I am Sachin Kumar K M. working as an Associate Software engineer.

It was my first day at workplace after 4 months of joyful training in Business intelligence stream. I was assigned to Proof of concept work along with my other three training mates. I introduced myself to my new colleagues who seemed very serious about their work. We were informed that we would be working on R tool.

R studio is an IDE for R. It is a powerful and productive user interface for R. I installed latest version of  Rstudio (which is an open source) from this  CRAN r project website  into  the system allocated to me. It was all Greek to me when I started experimenting with R.I went through various videos in YouTube to get familiar with available options of the tool.

I tried tryR  website to know how Rstudio works. Which is an interactive tutorial through which I realized R is a language and an environment for statistical computing and graphics.

What amazed me is the number of packages it is backed with. R has more than 5000 packages each one of them is meant to serve different purposes (work).I spent my initial days at work with my headphones on. As I had believed YouTube is one of the best sources to start learning. Mean while I developed my curiosity towards wordclouds.

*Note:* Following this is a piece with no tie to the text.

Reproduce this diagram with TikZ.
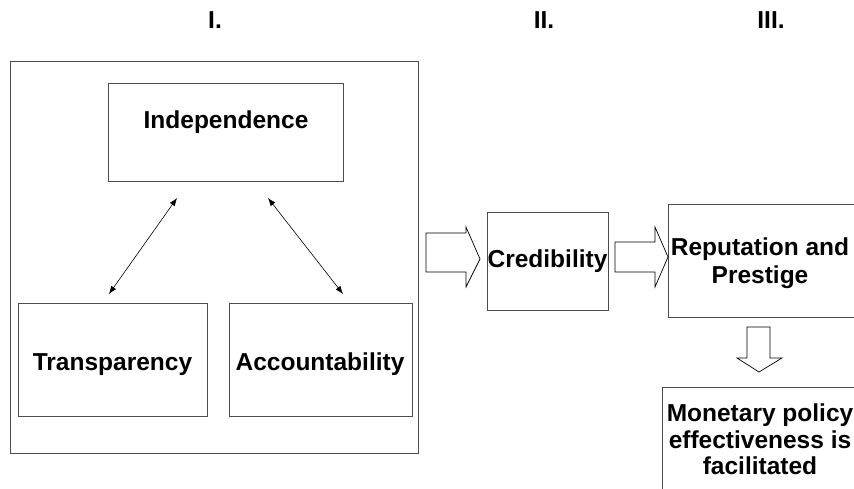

Wordcloud is an eye catching way of representing and analyzing a text document. I am an avid reader of newspapers .I had been witnessing political parties, Business enterprises making use of such word clouds to advertise in newspapers. I found an article which had a code to get word cloud in R.


A sample word cloud

Yes, It worked .As soon as I executed the code there was a beautiful and ordered word cloud on my screen. I was flying in colors. That reminded me of my school days math classes. Where solving a complex problem correctly used to give me an immense satisfaction.

As days passed I learnt there are number of online communities, forums and blogs which are supporting R users in their journey. I signed up in all active communities like R-blogger, stack overflow, R mailing list, Revolution Analytics, statistics blog and many more.

They helped in enhancing my  Data science knowledge. I started reading latest posts regularly. There were many questions related to career in Data science stacked on my mind for which, I found answers  by referring to blogs. My first week at work was full of curiosity, Learning and experimenting with Rstudio.


    • install.packages(“tm”) # for text mining
      install.package(“SnowballC”) # for text stemming
      install.packages(“wordcloud”) # word-cloud generator
      install.packages(“RColorBrewer”) # color palettes# Load
      require(SnowballC)# Read the text file
      text <- readLines("POC.txt")
      docs <- Corpus(VectorSource(text))
      toSpace <- content_transformer(function (x , pattern ) gsub(pattern, " ", x))
      docs <- tm_map(docs, toSpace, "/")
      docs <- tm_map(docs, toSpace, "@")
      docs <- tm_map(docs, toSpace, "\\|")
      docs <- tm_map(docs, content_transformer(tolower))
      # Remove numbers
      docs <- tm_map(docs, removeNumbers)
      # Remove english common stopwords
      docs <- tm_map(docs, removeWords, stopwords("english"))
      # Remove your own stop word
      # specify your stopwords as a character vector
      docs <- tm_map(docs, removeWords, c("blabla1", "blabla2","may","viabl","page","often","also")
      # Remove punctuations
      docs <- tm_map(docs, removePunctuation)
      # Eliminate extra white spaces
      docs <- tm_map(docs, stripWhitespace)
      # Text stemming
      docs <- tm_map(docs, stemDocument)
      dtm <- TermDocumentMatrix(docs)
      m <- as.matrix(dtm)
      v <- sort(rowSums(m),decreasing=TRUE)
      d <- data.frame(word = names(v),freq=v)
      head(d, 10)
      wordcloud(words = d$word, freq = d$freq, min.freq = 2,
      max.words=200, random.order=FALSE,random.color = TRUE, scale=c(3, 0.3), rot.per=0.15,
      colors=brewer.pal(8, "Dark2"))